What you will do - Print exactly the lines running from the one that holds "Generate a Python" through the one that holds "plt.rcParams['font.family'] = ['Noto", please, and leave the pictures out.

Records for processing -
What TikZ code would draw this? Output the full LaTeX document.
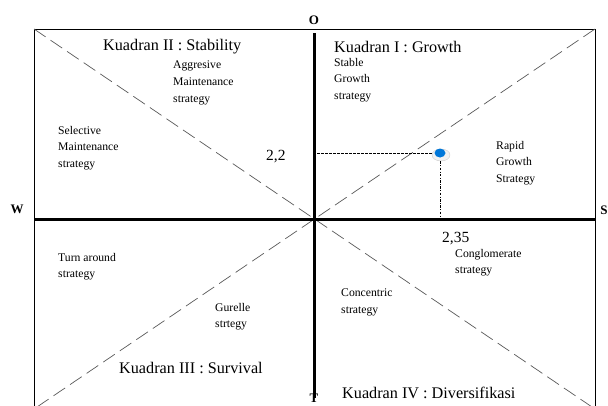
\documentclass[tikz,border=0pt]{standalone}
\usepackage{fontspec}
\setmainfont{Liberation Serif}
\usetikzlibrary{shapes.geometric}
\tikzset{
  quadtitle/.style={font=\fontsize{16.2}{18}\selectfont, anchor=west, inner sep=0pt},
  stratlabel/.style={font=\fontsize{11.7}{16.6}\selectfont, align=left, anchor=north west, inner sep=0pt},
  valuelabel/.style={font=\fontsize{15.5}{18}\selectfont, anchor=west, inner sep=0pt},
  compass/.style={font=\fontsize{13}{15}\selectfont\bfseries, inner sep=0pt},
  diagline/.style={gray!70!black, line width=0.7pt, dash pattern=on 14pt off 6pt},
  guide/.style={line width=0.6pt, dash pattern=on 2.5pt off 1.5pt},
}
\begin{document}
\begin{tikzpicture}[x=1pt, y=-1pt]
            \useasboundingbox (0,0) rectangle (608,405);
            % frame and centre
            \coordinate (nw) at (34,29);
            \coordinate (ne) at (595,29);
            \coordinate (sw) at (34,409);
            \coordinate (se) at (595,409);
            \coordinate (c) at (314,219);
            \coordinate (top) at (314,33);
            \coordinate (bot) at (314,398);
            \coordinate (lft) at (34,219);
            \coordinate (rgt) at (595,219);
            \draw[line width=0.8pt] (sw) -- (nw) -- (ne) -- (se);
            \draw[diagline] (nw) -- (se);
            \draw[diagline] (ne) -- (sw);
            \draw[line width=3pt] (top) -- (bot);
            \draw[line width=3pt] (lft) -- (rgt);
            % compass letters
            \node[compass] (o) at (314,20) {O};
            \node[compass] (w) at (17,209) {W};
            \node[compass] (s) at (604,210) {S};
            \node[compass] (t) at (314,398) {T};
            % position of the firm
            \node[ellipse, fill=gray!10, draw=gray!40, minimum width=18pt, minimum height=12pt, inner sep=0pt] (ring) at (441,155) {};
            \node[ellipse, fill=blue!45!cyan!85!black, minimum width=11pt, minimum height=9pt, inner sep=0pt] (pt) at (440,153) {};
            \draw[guide] (ring.west |- pt) -- (pt -| c);
            \draw[guide, dash pattern=on 2.5pt off 1.5pt on 0.8pt off 1.5pt] (pt |- ring.south) -- (pt |- c);
            \node[valuelabel] (vy) at (266,157) {2,2};
            \node[valuelabel] (vx) at (442,239) {2,35};
            % quadrant titles
            \node[quadtitle] (q1) at (334,47) {Kuadran I : Growth};
            \node[quadtitle] (q2) at (103,47) {Kuadran II : Stability};
            \node[quadtitle] (q3) at (119,368) {Kuadran III : Survival};
            \node[quadtitle] (q4) at (342,393) {Kuadran IV : Diversifikasi};
            % strategies
            \node[stratlabel] (aggr) at (173,61) {Aggresive\\Maintenance\\strategy};
            \node[stratlabel] (sel) at (58,126) {Selective\\Maintenance\\strategy};
            \node[stratlabel] (stab) at (334,58) {Stable\\Growth\\strategy};
            \node[stratlabel] (rapid) at (496,141) {Rapid\\Growth\\Strategy};
            \node[stratlabel] (cong) at (455,249) {Conglomerate\\strategy};
            \node[stratlabel] (conc) at (341,289) {Concentric\\strategy};
            \node[stratlabel] (turn) at (58,253) {Turn around\\strategy};
            \node[stratlabel] (gur) at (215,303) {Gurelle\\strtegy};
        \end{tikzpicture}
\end{document}
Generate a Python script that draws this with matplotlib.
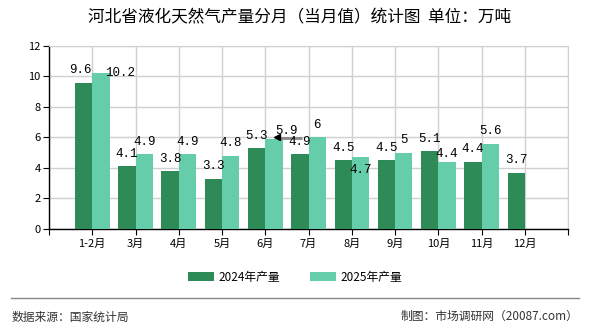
import matplotlib.pyplot as plt
import numpy as np
from matplotlib.patches import Rectangle
from matplotlib.lines import Line2D

plt.rcParams['font.family'] = ['Noto Sans CJK SC', 'DejaVu Sans']

months = ["1-2月", "3月", "4月", "5月", "6月", "7月", "8月", "9月", "10月", "11月", "12月"]
prod_2024 = [9.6, 4.1, 3.8, 3.3, 5.3, 4.9, 4.5, 4.5, 5.1, 4.4, 3.7]
prod_2025 = [10.2, 4.9, 4.9, 4.8, 5.9, 6.0, 4.7, 5.0, 4.4, 5.6, None]
labels_2024 = ["9.6", "4.1", "3.8", "3.3", "5.3", "4.9", "4.5", "4.5", "5.1", "4.4", "3.7"]
labels_2025 = ["10.2", "4.9", "4.9", "4.8", "5.9", "6", "4.7", "5", "4.4", "5.6", None]

c24 = "#2e8b57"
c25 = "#66cdaa"

fig = plt.figure(figsize=(5.9, 3.3), dpi=100)
ax = fig.add_axes([0.083, 0.306, 0.88, 0.555])

x = np.arange(1, len(months) + 1)
w = 0.4
ax.bar(x - w / 2, prod_2024, width=w, color=c24, zorder=3)
x25 = [xi for xi, v in zip(x, prod_2025) if v is not None]
v25 = [v for v in prod_2025 if v is not None]
ax.bar(np.array(x25) + w / 2, v25, width=w, color=c25, zorder=3)

lab_font = dict(family="Liberation Mono", fontsize=9, ha="center", va="center", zorder=5)
# value labels (offsets in points, some moved like in the source to avoid overlap)
off24 = {0: (-2, 9)}
for i, (v, t) in enumerate(zip(prod_2024, labels_2024)):
    dx, dy = off24.get(i, (0, 9))
    ax.annotate(t, (x[i] - w / 2, v), xytext=(dx, dy), textcoords="offset points", **lab_font)
off25 = {0: (14, 0), 4: (9, 6), 6: (0, -9), 8: (0, 6)}
for i, (v, t) in enumerate(zip(prod_2025, labels_2025)):
    if v is None:
        continue
    dx, dy = off25.get(i, (0, 9))
    ax.annotate(t, (x[i] + w / 2, v), xytext=(dx, dy), textcoords="offset points", **lab_font)

# leader line for the moved 6月 2025 label
y6 = prod_2025[4]
ax.plot([x[4] + w / 2 + 0.15, x[4] + 0.85], [y6 + 0.08, y6 + 0.08], color="#888888", lw=2,
        zorder=4, solid_capstyle="butt")
ax.plot([x[4] + w / 2 + 0.07], [y6 + 0.1], marker="<", color="black", ms=5, zorder=4)

ax.set_xlim(0, 12)
ax.set_ylim(0, 12)
ax.set_yticks(np.arange(0, 13, 2))
ax.set_xticks(np.arange(0, 13))
ax.set_xticklabels([""] + months + [""])
ax.grid(True, color="#d0d0d0", lw=1, zorder=0)
ax.tick_params(axis="both", labelsize=8, length=4, color="black", pad=2)
ax.tick_params(axis="x", pad=3)
for s in ["top", "right"]:
    ax.spines[s].set_color("#d0d0d0")
for s in ["left", "bottom"]:
    ax.spines[s].set_color("black")
    ax.spines[s].set_linewidth(1)

fig.text(0.507, 0.945, "河北省液化天然气产量分月（当月值）统计图  单位：万吨",
         ha="center", va="center", fontsize=12)

handles = [Rectangle((0, 0), 1, 1, fc=c24), Rectangle((0, 0), 1, 1, fc=c25)]
fig.legend(handles, ["2024年产量", "2025年产量"], loc="center", bbox_to_anchor=(0.5, 0.16),
           ncol=2, frameon=False, fontsize=8.5, handlelength=2.2, handleheight=0.8,
           columnspacing=2.5, handletextpad=0.4)

fig.add_artist(Line2D([0.018, 0.982], [0.097, 0.097], color="#888888", lw=1))
fig.text(0.02, 0.04, "数据来源：国家统计局", ha="left", va="center", fontsize=8.5, color="#333333")
fig.text(0.98, 0.04, "制图：市场调研网（20087.com）", ha="right", va="center",
         fontsize=8.5, color="#333333")

fig.savefig("out.png", dpi=100)
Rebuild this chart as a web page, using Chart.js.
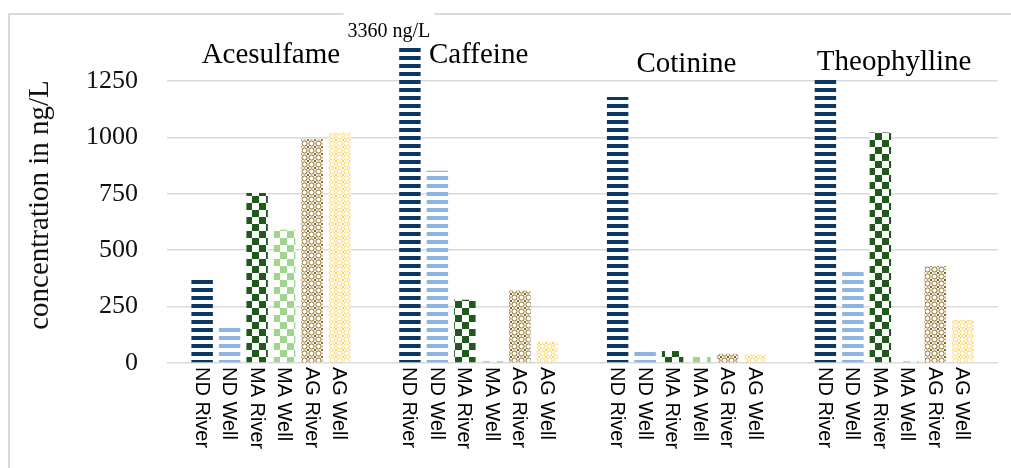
<!DOCTYPE html>
<html>
<head>
<meta charset="utf-8">
<script src="https://cdn.jsdelivr.net/npm/chart.js@4.4.1/dist/chart.umd.min.js"></script>
<style>
  html, body { margin: 0; padding: 0; background: #fff; }
  #chart { display: block; }
</style>
</head>
<body>
<canvas id="chart" width="1011" height="468"></canvas>
<script>
// ── Data ────────────────────────────────────────────────
const compounds = ['Acesulfame', 'Caffeine', 'Cotinine', 'Theophylline'];
const sites     = ['ND River', 'ND Well', 'MA River', 'MA Well', 'AG River', 'AG Well'];
const ndRiver   = [370, 3360, 1178, 1261];
const ndWell    = [160, 852, 53, 407];
const maRiver   = [753, 280, 53, 1021];
const maWell    = [590, 8, 27, 8];
const agRiver   = [991, 321, 41, 429];
const agWell    = [1020, 93, 37, 192];
const yTicks    = [0, 250, 500, 750, 1000, 1250];
const offScaleNote = '3360 ng/L';

// baseline of each compound name (px from top)
const nameBaseline = [63, 63, 72, 70];

// ── Fill patterns ───────────────────────────────────────
const canvas = document.getElementById('chart');
const ctx = canvas.getContext('2d');

function tile(w, h, draw) {
  const c = document.createElement('canvas');
  c.width = w; c.height = h;
  const g = c.getContext('2d');
  g.fillStyle = '#fff';
  g.fillRect(0, 0, w, h);
  draw(g);
  return ctx.createPattern(c, 'repeat');
}
const stripes = color => tile(8, 8, g => { g.fillStyle = color; g.fillRect(0, 0, 8, 4); });
const checker = color => tile(14, 14, g => {
  g.fillStyle = color;
  g.fillRect(0, 0, 7, 7);
  g.fillRect(7, 7, 7, 7);
});
const trellis = color => tile(7, 7, g => {
  g.strokeStyle = color; g.lineWidth = 1;
  g.beginPath(); g.arc(3.5, 3.5, 2.6, 0, Math.PI * 2); g.stroke();
  g.fillStyle = color;
  [[0, 0], [6, 0], [0, 6], [6, 6]].forEach(([x, y]) => g.fillRect(x, y, 1, 1));
});

const series = [ndRiver, ndWell, maRiver, maWell, agRiver, agWell];
const fills = [
  stripes('#0b3763'),
  stripes('#8db4e2'),
  checker('#1f5a1c'),
  checker('#9fd68e'),
  trellis('#8a6518'),
  trellis('#ffd45e'),
];

// ── Extra text: borders, compound names, bar labels ─────
const decor = {
  id: 'decor',
  beforeDraw(chart) {
    const c = chart.ctx;
    c.save();
    c.strokeStyle = '#d9d9d9';
    c.lineWidth = 2;
    c.beginPath();
    c.moveTo(9, 468); c.lineTo(9, 14); c.lineTo(1011, 14);
    c.stroke();
    c.restore();
  },
  afterDatasetsDraw(chart) {
    const c = chart.ctx;
    const x = chart.scales.x;
    const area = chart.chartArea;
    c.save();

    // compound names above each group
    c.fillStyle = '#000';
    c.font = '29px "Liberation Serif"';
    c.textAlign = 'center';
    c.textBaseline = 'alphabetic';
    compounds.forEach((name, i) => c.fillText(name, x.getPixelForValue(i), nameBaseline[i]));

    // site labels under every bar, rotated
    c.font = '20px "Liberation Sans"';
    c.textAlign = 'left';
    c.textBaseline = 'middle';
    chart.data.datasets.forEach((ds, di) => {
      chart.getDatasetMeta(di).data.forEach(bar => {
        c.save();
        c.translate(bar.x - 1, area.bottom + 4);
        c.rotate(Math.PI / 2);
        c.fillText(ds.label, 0, 0);
        c.restore();
      });
    });

    // note for the clipped caffeine bar
    const tall = chart.getDatasetMeta(0).data[1];
    c.font = '20px "Liberation Serif"';
    c.textAlign = 'center';
    c.textBaseline = 'alphabetic';
    const w = c.measureText(offScaleNote).width;
    const cx = tall.x - 21;
    c.fillStyle = '#fff';
    c.fillRect(cx - w / 2 - 4, 8, w + 8, 36);
    c.fillStyle = '#000';
    c.fillText(offScaleNote, cx, 37);
    c.restore();
  }
};

Chart.defaults.font.family = '"Liberation Serif"';

new Chart(canvas, {
  type: 'bar',
  data: {
    labels: compounds,
    datasets: sites.map((s, i) => ({
      label: s,
      data: series[i],
      backgroundColor: fills[i],
      borderWidth: 0,
      categoryPercentage: 0.794,
      barPercentage: 0.78,
    }))
  },
  options: {
    responsive: false,
    animation: false,
    layout: { padding: { top: 47, right: 13, bottom: 105, left: 0 } },
    plugins: { legend: { display: false }, tooltip: { enabled: false } },
    scales: {
      x: {
        afterFit: s => { s.height = 0; },
        grid: { display: false },
        border: { display: false },
        ticks: { display: false },
      },
      y: {
        min: 0,
        max: 1400,
        afterBuildTicks: s => { s.ticks = yTicks.map(v => ({ value: v })); },
        afterFit: s => { s.width = 167; },
        grid: { color: '#d9d9d9', lineWidth: 1.5, drawTicks: false },
        border: { display: false },
        ticks: {
          padding: 29,
          color: '#111',
          font: { size: 26, family: '"Liberation Serif"' },
          callback: v => String(v),
        },
        title: {
          display: true,
          text: 'concentration in ng/L',
          color: '#111',
          font: { size: 29, family: '"Liberation Serif"' },
          padding: { top: 23, bottom: 0 },
        },
      },
    },
  },
  plugins: [decor],
});
</script>
</body>
</html>
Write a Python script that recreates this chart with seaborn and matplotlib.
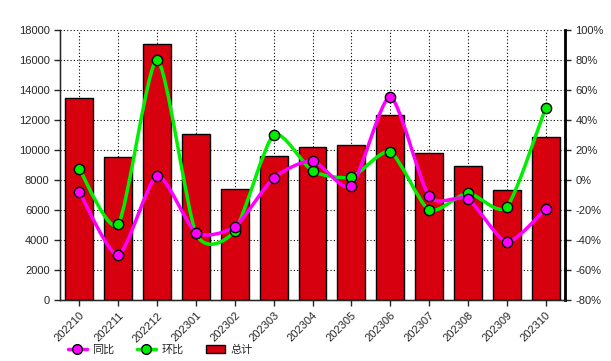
import numpy as np
import pandas as pd
import matplotlib
matplotlib.use("Agg")
import matplotlib.pyplot as plt
from matplotlib.path import Path
from matplotlib.patches import PathPatch, Patch
from matplotlib.lines import Line2D
import seaborn as sns

# data
months = ["202210", "202211", "202212", "202301", "202302", "202303", "202304",
          "202305", "202306", "202307", "202308", "202309", "202310"]
total = [13450, 9550, 17100, 11050, 7400, 9600, 10200, 10330, 12330, 9800, 8930, 7330, 10870]
yoy = [-8, -50, 2.7, -35, -31, 1.3, 12.7, -4, 55.3, -10.7, -12.7, -41.3, -19.3]
mom = [7.3, -29.3, 80, -35.5, -33.8, 30, 6, 2, 18.7, -20, -8.7, -18, 48]

sns.set_style("white")
plt.rcParams["font.family"] = ["Liberation Sans", "Noto Sans CJK SC", "DejaVu Sans"]

fig = plt.figure(figsize=(6.11, 3.61), dpi=100)
ax = fig.add_axes([60 / 611, 61 / 361, 505 / 611, 270 / 361])

df = pd.DataFrame({"month": months, "total": total})
sns.barplot(data=df, x="month", y="total", color="#d7000f", edgecolor="black",
            linewidth=1, width=0.72, saturation=1, ax=ax, zorder=2)
ax.set_xlim(-0.5, len(months) - 0.5)
ax.set_ylim(0, 18000)
ax.set_yticks(np.arange(0, 18001, 2000))
ax.set_xlabel("")
ax.set_ylabel("")
ax.grid(True, linestyle=(0, (1, 2)), color="black", linewidth=0.8, zorder=0)
ax.set_axisbelow(True)
ax.tick_params(axis="x", rotation=45, labelsize=8, length=4, width=1, direction="out", bottom=True)
ax.tick_params(axis="y", labelsize=8, length=4, width=1, direction="out", left=True)
for lbl in ax.get_xticklabels():
    lbl.set_ha("right")
    lbl.set_rotation_mode("anchor")
ax.spines["top"].set_visible(False)
for s in ["left", "bottom", "right"]:
    ax.spines[s].set_color("black")
    ax.spines[s].set_linewidth(1)

ax2 = ax.twinx()
ax2.set_ylim(-80, 100)
ax2.set_yticks(np.arange(-80, 101, 20))
ax2.set_yticklabels([f"{v}%" for v in range(-80, 101, 20)])
ax2.tick_params(axis="y", labelsize=8, length=4, width=1, direction="out", right=True)
ax2.spines["top"].set_visible(False)
ax2.spines["right"].set_linewidth(2)
ax2.spines["right"].set_color("black")
ax2.grid(False)


def smooth_path(xs, ys, t=0.35):
    # cardinal-spline style cubic bezier through the points
    xs = np.asarray(xs, float)
    ys = np.asarray(ys, float)
    verts = [(xs[0], ys[0])]
    codes = [Path.MOVETO]
    n = len(xs)
    for i in range(n - 1):
        p0 = i - 1 if i > 0 else i
        p3 = i + 2 if i + 2 < n else i + 1
        c1 = (xs[i] + (xs[i + 1] - xs[p0]) * t / 3, ys[i] + (ys[i + 1] - ys[p0]) * t / 3)
        c2 = (xs[i + 1] - (xs[p3] - xs[i]) * t / 3, ys[i + 1] - (ys[p3] - ys[i]) * t / 3)
        verts += [c1, c2, (xs[i + 1], ys[i + 1])]
        codes += [Path.CURVE4] * 3
    return Path(verts, codes)


xpos = np.arange(len(months))
for vals, col in [(mom, "#00ee00"), (yoy, "#ff00ff")]:
    ax2.add_patch(PathPatch(smooth_path(xpos, vals), facecolor="none", edgecolor=col,
                            linewidth=2.5, zorder=3))
    sns.scatterplot(x=xpos, y=vals, ax=ax2, color=col, edgecolor="black", linewidth=1,
                    s=55, zorder=4, legend=False)

handles = [
    Line2D([], [], color="#ff00ff", lw=2.5, marker="o", markersize=7,
           markerfacecolor="#ff00ff", markeredgecolor="black"),
    Line2D([], [], color="#00ee00", lw=2.5, marker="o", markersize=7,
           markerfacecolor="#00ee00", markeredgecolor="black"),
    Patch(facecolor="#d7000f", edgecolor="black"),
]
fig.legend(handles, ["同比", "环比", "总计"], loc="lower left", bbox_to_anchor=(58 / 611, -0.01),
           ncol=3, frameon=False, fontsize=8, handlelength=1.7, columnspacing=2.0,
           handletextpad=0.5)

fig.savefig("out.png", dpi=100)
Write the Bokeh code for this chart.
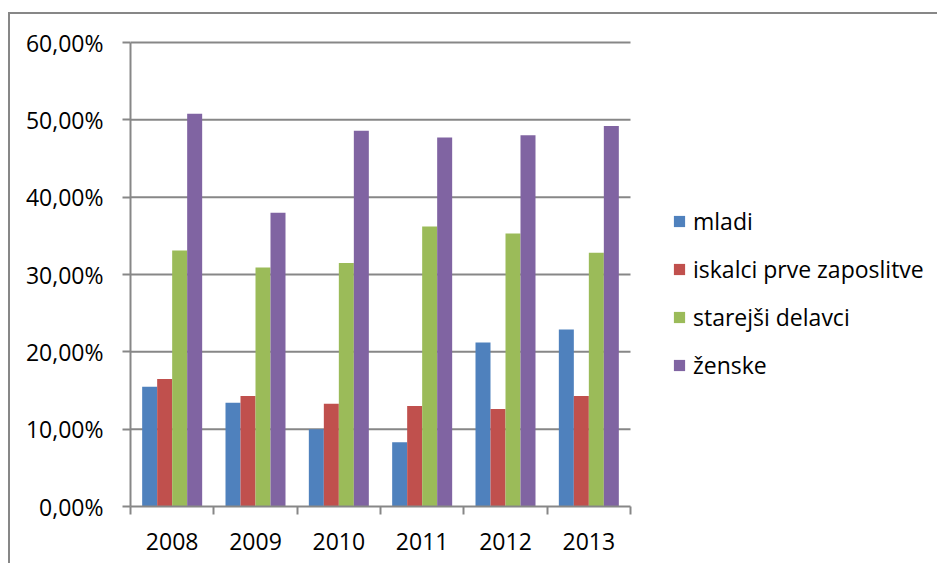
from bokeh.plotting import figure
from bokeh.models import (ColumnDataSource, Range1d, FixedTicker, Legend, LegendItem)
from bokeh.transform import dodge
from bokeh.embed import file_html
from bokeh.resources import INLINE

years = ["2008", "2009", "2010", "2011", "2012", "2013"]
mladi = [15.5, 13.4, 10.0, 8.3, 21.2, 22.9]
iskalci = [16.5, 14.3, 13.3, 13.0, 12.6, 14.3]
starejsi = [33.1, 30.9, 31.5, 36.2, 35.3, 32.8]
zenske = [50.8, 38.0, 48.6, 47.7, 48.0, 49.2]
series_names = ["mladi", "iskalci prve zaposlitve", "starejši delavci", "ženske"]
colors = ["#4F81BD", "#C0504D", "#9BBB59", "#8064A2"]
y_ticks = [0, 10, 20, 30, 40, 50, 60]
y_labels = ["0,00%", "10,00%", "20,00%", "30,00%", "40,00%", "50,00%", "60,00%"]

FONT = "Open Sans"
FS = "23px"
GRAY = "#878787"

# layout (pixels)
W, H = 929, 551
ML, MT, MB = 120, 26, 59
PLOT_W, PLOT_H = 500, 464          # area used by the category axis / value axis
frame_w = W - ML
frame_h = H - MT - MB
n = len(years)
x_end = n * frame_w / PLOT_W
y_end = y_ticks[-1] * frame_h / PLOT_H

centers = [i + 0.5 for i in range(n)]
src = ColumnDataSource(dict(x=centers, mladi=mladi, iskalci=iskalci,
                            starejsi=starejsi, zenske=zenske))

p = figure(width=W, height=H, output_backend="svg", toolbar_location=None,
           x_range=Range1d(0, x_end), y_range=Range1d(0, y_end),
           min_border_left=ML, min_border_right=0, min_border_top=MT,
           min_border_bottom=MB)
p.styles = {"border-top": f"2px solid {GRAY}", "border-left": f"2px solid {GRAY}",
            "margin-top": "12px", "margin-left": "8px"}
p.outline_line_color = None
p.background_fill_color = "white"
p.xgrid.grid_line_color = None
p.ygrid.grid_line_color = None

# horizontal gridlines, limited to the category area
grid_y = y_ticks[1:]
p.segment(x0=[0] * len(grid_y), x1=[n] * len(grid_y), y0=grid_y, y1=grid_y,
          line_color=GRAY, line_width=2)

cols = ["mladi", "iskalci", "starejsi", "zenske"]
offsets = [-0.27, -0.09, 0.09, 0.27]
proxies = []
for c, off, col in zip(cols, offsets, colors):
    p.vbar(x=dodge("x", off, range=p.x_range), top=c, width=0.18, source=src,
           fill_color=col, line_color=None)
    # hidden area glyph that only supplies a full square legend swatch
    proxies.append(p.quad(left="x", right="x", top=c, bottom=0, source=src,
                          fill_color=col, line_color=None, visible=False))

# y axis
p.yaxis.ticker = FixedTicker(ticks=y_ticks)
p.yaxis.bounds = (y_ticks[0], y_ticks[-1])
p.yaxis.major_label_overrides = {t: l for t, l in zip(y_ticks, y_labels)}
p.yaxis.axis_line_color = GRAY
p.yaxis.axis_line_width = 2
p.yaxis.major_tick_line_color = GRAY
p.yaxis.major_tick_line_width = 2
p.yaxis.major_tick_out = 8
p.yaxis.major_tick_in = 0
p.yaxis.minor_tick_line_color = None
p.yaxis.major_label_standoff = 19
p.yaxis.major_label_text_font = FONT
p.yaxis.major_label_text_font_size = FS
p.yaxis.major_label_text_color = "black"

# x axis
p.xaxis.ticker = FixedTicker(ticks=centers, minor_ticks=list(range(n + 1)))
p.xaxis.bounds = (0, n)
p.xaxis.major_label_overrides = {c: y for c, y in zip(centers, years)}
p.xaxis.axis_line_color = GRAY
p.xaxis.axis_line_width = 2
p.xaxis.major_tick_line_color = None
p.xaxis.minor_tick_line_color = GRAY
p.xaxis.minor_tick_line_width = 2
p.xaxis.minor_tick_out = 8
p.xaxis.minor_tick_in = 0
p.xaxis.major_label_standoff = 18
p.xaxis.major_label_text_font = FONT
p.xaxis.major_label_text_font_size = FS
p.xaxis.major_label_text_color = "black"

legend = Legend(items=[LegendItem(label=nm, renderers=[r]) for nm, r in zip(series_names, proxies)],
                location=(542, 125), padding=0, margin=0, border_line_color=None,
                background_fill_alpha=0, glyph_width=14, glyph_height=14,
                label_standoff=7, spacing=16, label_text_font=FONT,
                label_text_font_size=FS, label_text_color="black",
                inactive_fill_alpha=0, click_policy="none")
p.add_layout(legend)

open("out.html", "w").write(file_html(p, INLINE))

Response to this task -
Generate a Python script that draws this with matplotlib.
import matplotlib.pyplot as plt
import numpy as np
from matplotlib.patches import Rectangle
from matplotlib.lines import Line2D

plt.rcParams['font.family'] = ['Noto Sans CJK SC', 'DejaVu Sans']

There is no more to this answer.